**RAW DATA**
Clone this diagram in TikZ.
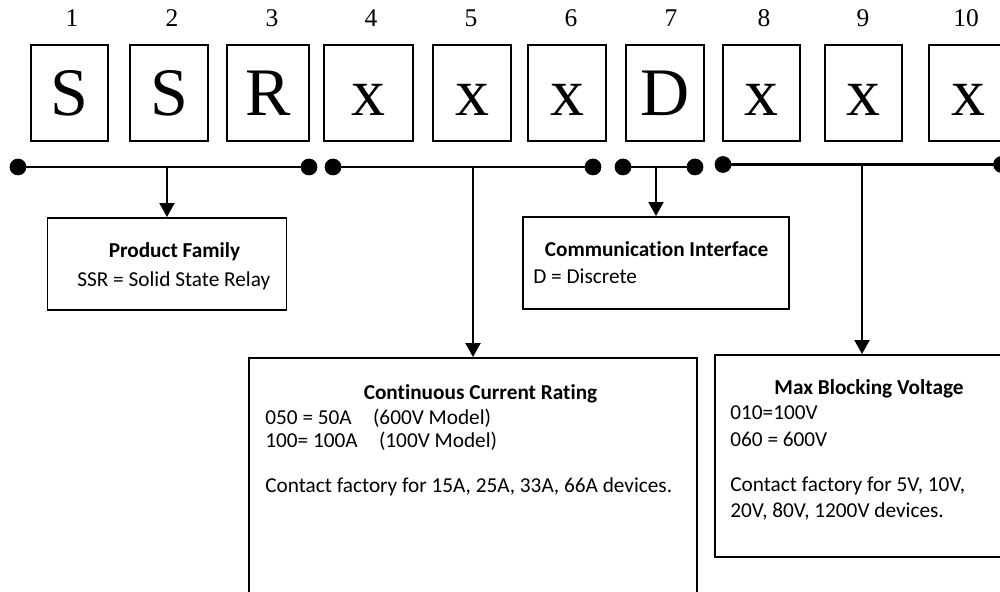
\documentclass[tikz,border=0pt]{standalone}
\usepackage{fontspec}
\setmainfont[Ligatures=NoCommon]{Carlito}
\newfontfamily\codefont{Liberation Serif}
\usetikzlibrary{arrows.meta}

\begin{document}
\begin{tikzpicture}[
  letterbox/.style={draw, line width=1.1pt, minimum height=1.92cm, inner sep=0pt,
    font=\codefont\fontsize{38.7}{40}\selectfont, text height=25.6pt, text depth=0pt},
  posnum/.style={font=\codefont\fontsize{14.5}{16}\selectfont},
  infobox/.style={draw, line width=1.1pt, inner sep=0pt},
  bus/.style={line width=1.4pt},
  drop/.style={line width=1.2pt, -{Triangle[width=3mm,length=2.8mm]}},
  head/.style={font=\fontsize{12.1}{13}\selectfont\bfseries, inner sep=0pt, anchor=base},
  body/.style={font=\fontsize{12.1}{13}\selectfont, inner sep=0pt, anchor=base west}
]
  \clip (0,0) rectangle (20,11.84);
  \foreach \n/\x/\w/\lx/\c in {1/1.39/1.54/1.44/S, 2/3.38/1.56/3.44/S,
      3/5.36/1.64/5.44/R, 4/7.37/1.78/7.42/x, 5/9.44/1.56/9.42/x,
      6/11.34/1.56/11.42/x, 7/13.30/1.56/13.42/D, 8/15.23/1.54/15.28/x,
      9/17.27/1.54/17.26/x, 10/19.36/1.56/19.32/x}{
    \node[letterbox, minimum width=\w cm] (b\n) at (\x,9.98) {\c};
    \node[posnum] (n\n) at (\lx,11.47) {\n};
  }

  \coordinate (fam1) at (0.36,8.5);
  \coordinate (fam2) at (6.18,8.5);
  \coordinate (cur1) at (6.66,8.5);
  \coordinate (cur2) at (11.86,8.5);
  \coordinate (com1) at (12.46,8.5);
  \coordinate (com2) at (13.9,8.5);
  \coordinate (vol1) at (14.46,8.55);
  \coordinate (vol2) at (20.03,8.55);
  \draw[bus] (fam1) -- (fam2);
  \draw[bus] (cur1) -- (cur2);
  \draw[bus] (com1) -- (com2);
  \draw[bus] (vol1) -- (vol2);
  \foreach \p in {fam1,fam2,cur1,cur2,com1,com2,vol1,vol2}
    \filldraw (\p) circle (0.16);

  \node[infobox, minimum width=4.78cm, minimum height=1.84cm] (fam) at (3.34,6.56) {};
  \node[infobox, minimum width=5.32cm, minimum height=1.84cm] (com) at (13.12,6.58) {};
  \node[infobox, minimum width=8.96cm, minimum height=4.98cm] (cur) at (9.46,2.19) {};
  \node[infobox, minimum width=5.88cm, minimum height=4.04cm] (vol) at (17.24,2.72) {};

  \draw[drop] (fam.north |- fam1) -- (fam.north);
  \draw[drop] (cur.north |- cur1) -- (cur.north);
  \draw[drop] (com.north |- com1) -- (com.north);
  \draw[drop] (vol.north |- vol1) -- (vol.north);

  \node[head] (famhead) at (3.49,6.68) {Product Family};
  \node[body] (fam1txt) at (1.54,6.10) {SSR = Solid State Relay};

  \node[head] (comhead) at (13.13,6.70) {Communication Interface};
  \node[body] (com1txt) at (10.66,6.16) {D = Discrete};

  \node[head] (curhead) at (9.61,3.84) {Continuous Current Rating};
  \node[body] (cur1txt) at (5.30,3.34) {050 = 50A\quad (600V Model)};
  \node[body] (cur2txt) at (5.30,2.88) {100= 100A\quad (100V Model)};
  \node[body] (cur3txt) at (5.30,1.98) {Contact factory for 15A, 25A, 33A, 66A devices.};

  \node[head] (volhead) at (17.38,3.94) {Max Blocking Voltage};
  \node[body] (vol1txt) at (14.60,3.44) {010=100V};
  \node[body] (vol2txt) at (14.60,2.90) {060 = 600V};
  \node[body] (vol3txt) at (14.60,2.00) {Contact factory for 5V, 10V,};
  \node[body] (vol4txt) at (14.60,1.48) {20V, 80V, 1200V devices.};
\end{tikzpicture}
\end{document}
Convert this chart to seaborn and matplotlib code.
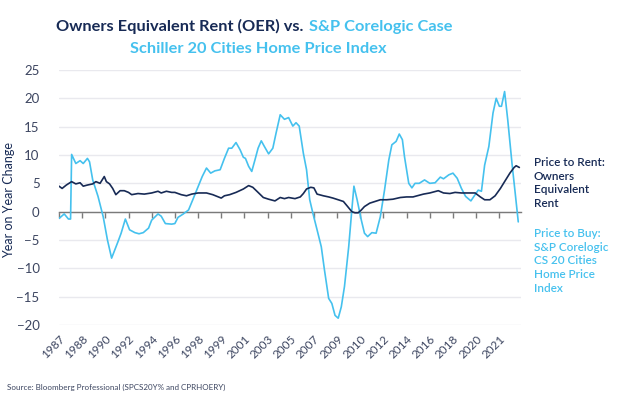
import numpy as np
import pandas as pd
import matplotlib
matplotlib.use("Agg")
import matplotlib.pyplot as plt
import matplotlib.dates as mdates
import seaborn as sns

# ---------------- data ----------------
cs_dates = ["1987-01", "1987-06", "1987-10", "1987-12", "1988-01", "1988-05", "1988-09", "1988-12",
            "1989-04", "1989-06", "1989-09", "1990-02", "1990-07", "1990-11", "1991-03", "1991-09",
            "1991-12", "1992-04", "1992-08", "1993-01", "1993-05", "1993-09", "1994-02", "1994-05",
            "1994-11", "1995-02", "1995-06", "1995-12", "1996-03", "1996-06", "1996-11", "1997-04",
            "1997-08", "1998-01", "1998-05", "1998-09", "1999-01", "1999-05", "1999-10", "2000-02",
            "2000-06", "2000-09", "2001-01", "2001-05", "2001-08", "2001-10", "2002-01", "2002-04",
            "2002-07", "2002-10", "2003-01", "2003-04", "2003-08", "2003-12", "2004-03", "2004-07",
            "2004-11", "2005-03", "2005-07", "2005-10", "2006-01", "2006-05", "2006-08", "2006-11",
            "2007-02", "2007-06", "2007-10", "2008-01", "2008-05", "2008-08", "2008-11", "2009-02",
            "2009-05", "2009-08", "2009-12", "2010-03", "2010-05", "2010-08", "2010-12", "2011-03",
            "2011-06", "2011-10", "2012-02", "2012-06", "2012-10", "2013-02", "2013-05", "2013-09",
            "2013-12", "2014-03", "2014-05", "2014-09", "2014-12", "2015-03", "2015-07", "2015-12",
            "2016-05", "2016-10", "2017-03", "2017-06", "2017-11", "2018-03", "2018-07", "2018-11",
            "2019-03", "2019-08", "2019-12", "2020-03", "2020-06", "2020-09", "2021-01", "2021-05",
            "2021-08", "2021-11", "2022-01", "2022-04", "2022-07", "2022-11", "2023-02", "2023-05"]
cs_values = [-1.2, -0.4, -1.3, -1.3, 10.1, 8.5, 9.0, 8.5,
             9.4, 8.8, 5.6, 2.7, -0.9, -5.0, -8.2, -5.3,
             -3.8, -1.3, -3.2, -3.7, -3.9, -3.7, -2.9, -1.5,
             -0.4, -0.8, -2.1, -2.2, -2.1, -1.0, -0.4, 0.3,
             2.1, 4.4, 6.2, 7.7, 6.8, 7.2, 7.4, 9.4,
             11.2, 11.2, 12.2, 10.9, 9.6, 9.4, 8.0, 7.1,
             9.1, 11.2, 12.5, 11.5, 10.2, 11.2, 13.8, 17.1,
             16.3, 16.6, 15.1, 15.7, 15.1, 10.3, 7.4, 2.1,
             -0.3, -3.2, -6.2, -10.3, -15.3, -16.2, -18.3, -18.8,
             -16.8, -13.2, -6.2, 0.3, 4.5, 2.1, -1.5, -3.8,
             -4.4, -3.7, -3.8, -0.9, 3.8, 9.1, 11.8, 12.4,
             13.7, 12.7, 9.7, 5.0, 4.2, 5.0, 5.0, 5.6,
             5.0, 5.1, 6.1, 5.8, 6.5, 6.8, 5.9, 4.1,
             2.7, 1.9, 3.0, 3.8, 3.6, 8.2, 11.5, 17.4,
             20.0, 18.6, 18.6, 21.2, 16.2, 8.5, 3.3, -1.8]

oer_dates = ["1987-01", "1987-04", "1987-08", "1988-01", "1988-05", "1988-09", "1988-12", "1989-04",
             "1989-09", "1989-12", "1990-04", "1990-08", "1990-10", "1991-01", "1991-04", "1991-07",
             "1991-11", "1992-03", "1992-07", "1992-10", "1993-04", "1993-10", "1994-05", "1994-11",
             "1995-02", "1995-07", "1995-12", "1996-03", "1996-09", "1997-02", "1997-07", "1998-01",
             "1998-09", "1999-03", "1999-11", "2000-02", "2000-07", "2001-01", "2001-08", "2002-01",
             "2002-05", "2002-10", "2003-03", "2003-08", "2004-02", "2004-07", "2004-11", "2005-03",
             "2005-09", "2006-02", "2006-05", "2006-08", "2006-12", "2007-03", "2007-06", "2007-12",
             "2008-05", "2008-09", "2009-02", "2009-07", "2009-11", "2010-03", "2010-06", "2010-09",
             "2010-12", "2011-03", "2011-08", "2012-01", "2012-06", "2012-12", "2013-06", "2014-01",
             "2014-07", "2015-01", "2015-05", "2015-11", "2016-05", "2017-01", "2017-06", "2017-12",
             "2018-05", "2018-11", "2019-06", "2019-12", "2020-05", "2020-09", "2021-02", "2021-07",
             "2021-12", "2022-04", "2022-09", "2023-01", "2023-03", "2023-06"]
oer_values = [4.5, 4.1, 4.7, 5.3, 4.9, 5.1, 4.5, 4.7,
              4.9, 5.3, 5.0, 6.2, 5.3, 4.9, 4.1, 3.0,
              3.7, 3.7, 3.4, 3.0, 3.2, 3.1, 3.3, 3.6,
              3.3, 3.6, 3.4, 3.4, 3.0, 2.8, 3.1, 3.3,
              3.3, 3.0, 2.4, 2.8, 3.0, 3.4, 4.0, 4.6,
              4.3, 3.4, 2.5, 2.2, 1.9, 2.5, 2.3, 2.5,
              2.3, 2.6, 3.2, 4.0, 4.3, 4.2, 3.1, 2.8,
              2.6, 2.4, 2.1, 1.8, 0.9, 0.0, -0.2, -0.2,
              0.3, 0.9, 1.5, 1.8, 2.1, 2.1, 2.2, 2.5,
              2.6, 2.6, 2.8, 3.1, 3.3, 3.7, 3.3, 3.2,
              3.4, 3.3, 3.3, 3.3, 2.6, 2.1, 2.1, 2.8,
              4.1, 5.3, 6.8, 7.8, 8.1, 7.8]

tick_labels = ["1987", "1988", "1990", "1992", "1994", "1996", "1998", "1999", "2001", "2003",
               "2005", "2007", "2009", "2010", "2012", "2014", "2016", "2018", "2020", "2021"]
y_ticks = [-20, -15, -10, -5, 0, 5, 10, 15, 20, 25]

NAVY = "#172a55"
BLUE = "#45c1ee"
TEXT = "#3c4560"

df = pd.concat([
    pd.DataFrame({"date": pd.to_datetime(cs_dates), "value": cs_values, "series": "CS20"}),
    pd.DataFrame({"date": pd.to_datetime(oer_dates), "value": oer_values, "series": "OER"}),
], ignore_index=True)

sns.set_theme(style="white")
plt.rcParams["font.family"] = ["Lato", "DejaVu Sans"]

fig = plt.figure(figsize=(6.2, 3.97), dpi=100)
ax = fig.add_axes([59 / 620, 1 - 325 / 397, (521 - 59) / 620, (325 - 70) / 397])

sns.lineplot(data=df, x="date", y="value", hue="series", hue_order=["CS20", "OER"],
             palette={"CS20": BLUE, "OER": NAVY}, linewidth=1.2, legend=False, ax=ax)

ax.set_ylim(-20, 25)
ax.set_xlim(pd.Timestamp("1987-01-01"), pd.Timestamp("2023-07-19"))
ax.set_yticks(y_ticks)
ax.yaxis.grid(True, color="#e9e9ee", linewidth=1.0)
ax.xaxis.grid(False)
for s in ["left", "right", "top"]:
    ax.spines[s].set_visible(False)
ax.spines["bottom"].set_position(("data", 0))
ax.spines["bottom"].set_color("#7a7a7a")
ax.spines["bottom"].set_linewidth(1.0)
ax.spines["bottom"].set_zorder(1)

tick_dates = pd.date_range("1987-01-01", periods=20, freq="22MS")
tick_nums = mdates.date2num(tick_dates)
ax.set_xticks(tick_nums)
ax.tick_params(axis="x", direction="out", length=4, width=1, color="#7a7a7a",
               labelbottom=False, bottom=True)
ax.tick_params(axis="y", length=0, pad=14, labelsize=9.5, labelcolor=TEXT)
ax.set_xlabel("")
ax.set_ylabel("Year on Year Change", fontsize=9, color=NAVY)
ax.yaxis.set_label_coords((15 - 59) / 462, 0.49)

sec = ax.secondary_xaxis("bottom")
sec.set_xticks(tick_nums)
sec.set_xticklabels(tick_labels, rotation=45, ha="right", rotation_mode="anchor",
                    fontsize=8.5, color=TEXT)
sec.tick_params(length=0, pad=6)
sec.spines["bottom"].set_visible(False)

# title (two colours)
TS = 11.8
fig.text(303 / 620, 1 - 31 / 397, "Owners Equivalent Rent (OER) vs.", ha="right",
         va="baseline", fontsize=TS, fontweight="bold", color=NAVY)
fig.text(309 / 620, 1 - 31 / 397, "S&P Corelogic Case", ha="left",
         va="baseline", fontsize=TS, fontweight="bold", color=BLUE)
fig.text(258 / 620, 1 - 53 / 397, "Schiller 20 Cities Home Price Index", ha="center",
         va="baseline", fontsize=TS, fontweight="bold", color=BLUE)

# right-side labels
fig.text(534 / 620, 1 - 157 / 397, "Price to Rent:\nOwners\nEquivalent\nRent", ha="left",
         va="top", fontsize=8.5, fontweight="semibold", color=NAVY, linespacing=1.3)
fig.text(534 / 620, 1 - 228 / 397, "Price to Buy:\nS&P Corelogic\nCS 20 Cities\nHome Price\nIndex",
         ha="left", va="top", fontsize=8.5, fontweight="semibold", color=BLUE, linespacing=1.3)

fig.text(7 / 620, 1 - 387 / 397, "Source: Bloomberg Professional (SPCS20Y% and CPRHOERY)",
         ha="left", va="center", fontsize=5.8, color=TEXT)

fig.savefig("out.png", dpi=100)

**INSTRUCTIONS FOR THE TASK**
Which lines of the data above contain "this"? Copy each one.

**COMPLETE ANSWER**
Clone this diagram in TikZ.
Convert this chart to seaborn and matplotlib code.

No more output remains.